Cowboys are hardly the only cliche in this film, though I am not sure if I should even be considering cliches as a negative element of a Nicholas Sparks movie since they are basically walking cliches that hardly try to shed the similarities they bear to his other adaptations. Following two parallel romances, one being art student Sophia (Britt Robertson) on the verge of graduating college and her (literally) steamy romance with a bull rider— played by Scott Eastwood—Luke Collins (a name that I had to confirm as not already been taken by a country singer.)

The other is the poignant and a nonetheless predictable romance between two lovers (Jack Huston and Oona Chaplin) at the rise of WWII and their life through the years struggling with the fact that they cannot have children. Their lives become interconnected when, in the present day, Sophia and Luke meet the older version of Huston’s character played by Alan Alda, after saving him from a car wreck. He imposes on them—more specifically Sophia—the life lessons he has learned after a lifetime of love—yeah, it’s that cheesy.

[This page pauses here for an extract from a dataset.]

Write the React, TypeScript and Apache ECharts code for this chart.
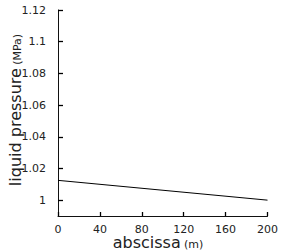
import React, { useEffect, useRef } from "react";
import * as echarts from "echarts";

const xValues = [0, 200];
const pressure = [1.0125, 1.0];
const yTicks = [1, 1.02, 1.04, 1.06, 1.08, 1.1, 1.12];
const xTitle = "abscissa";
const xUnit = "(m)";
const yTitle = "liquid pressure";
const yUnit = "(MPa)";

const FONT = "DejaVu Sans";
const Y_MIN = 0.99;

export default function App() {
  const ref = useRef<HTMLDivElement>(null);
  useEffect(() => {
    if (!ref.current) return;
    const chart = echarts.init(ref.current, null, { renderer: "svg" });
    chart.setOption({
      animation: false,
      grid: { left: 58, top: 10, right: 12, bottom: 35, containLabel: false },
      xAxis: {
        type: "value",
        min: 0,
        max: 200,
        interval: 40,
        splitLine: { show: false },
        axisLine: { show: true, lineStyle: { color: "#111", width: 1 } },
        axisTick: { show: true, inside: true, length: 4, lineStyle: { color: "#000", width: 1.3 } },
        axisLabel: { color: "#222", fontFamily: FONT, fontSize: 11, margin: 8 },
      },
      yAxis: {
        type: "value",
        min: Y_MIN,
        max: 1.12,
        splitLine: { show: false },
        axisLine: { show: true, lineStyle: { color: "#111", width: 1 } },
        axisTick: {
          show: true,
          inside: true,
          length: 5,
          lineStyle: { color: "#000", width: 1.3 },
          customValues: yTicks,
        },
        axisLabel: {
          color: "#222",
          fontFamily: FONT,
          fontSize: 11,
          margin: 12,
          customValues: yTicks,
          formatter: (v: number) => String(parseFloat(v.toFixed(2))),
        },
      },
      graphic: [
        {
          type: "text",
          x: 15,
          y: 110,
          rotation: Math.PI / 2,
          style: {
            text: `{t|${yTitle}} {u|${yUnit}}`,
            align: "center",
            verticalAlign: "middle",
            rich: {
              t: { fontFamily: FONT, fontSize: 16, fill: "#222", lineHeight: 16, verticalAlign: "bottom" },
              u: { fontFamily: FONT, fontSize: 11, fill: "#222", lineHeight: 16, verticalAlign: "bottom" },
            },
          },
        },
        {
          type: "text",
          x: 158,
          y: 242,
          style: {
            text: `{t|${xTitle}} {u|${xUnit}}`,
            align: "center",
            verticalAlign: "middle",
            rich: {
              t: { fontFamily: FONT, fontSize: 16, fill: "#222", lineHeight: 16, verticalAlign: "bottom" },
              u: { fontFamily: FONT, fontSize: 11, fill: "#222", lineHeight: 16, verticalAlign: "bottom" },
            },
          },
        },
        {
          type: "text",
          x: 163,
          y: 0,
          style: {
            text: `{t|${xTitle}} {u|${xUnit}}`,
            align: "center",
            verticalAlign: "bottom",
            rich: {
              t: { fontFamily: FONT, fontSize: 16, fill: "#c8c8c8", lineHeight: 16, verticalAlign: "bottom" },
              u: { fontFamily: FONT, fontSize: 11, fill: "#c8c8c8", lineHeight: 16, verticalAlign: "bottom" },
            },
          },
        },
      ],
      series: [
        {
          type: "line",
          data: xValues.map((x, i) => [x, pressure[i]]),
          symbol: "none",
          lineStyle: { color: "#000", width: 1 },
        },
      ],
    });
    return () => chart.dispose();
  }, []);
  return <div ref={ref} style={{ width: 281, height: 251, position: "absolute", left: 0, top: 0 }} />;
}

The Longest Ride is literally that—extending nearly to 140 minutes, it bucks its way to an unpredictable but still, in a way, foreseeable ending. The actors do surprisingly well, though the movie can’t help but play towards Eastwood’s resemblance to his father and his (also literally) impeccable body (because let’s be real, we know who the target audience is) as we transition from slo-mo rodeo shots to scenes of him and Robertson stripping naked and riding a different kind of rodeo. Aside from the main players, the background cast hardly gets developed as they recite their lines like they know they’re not a major part of this love fest.

Considering this is only the third Nicholas Sparks movie I have seen (the other two are The Notebook and A Walk to Remember), I can only imagine the amount of hackneyed phrases, moments, and endings that have become so commonplace in his novels and film adaptations. The Longest Ride is just that, a long, bumpy ride that will probably frighten you more of bulls rather than make you fall in love.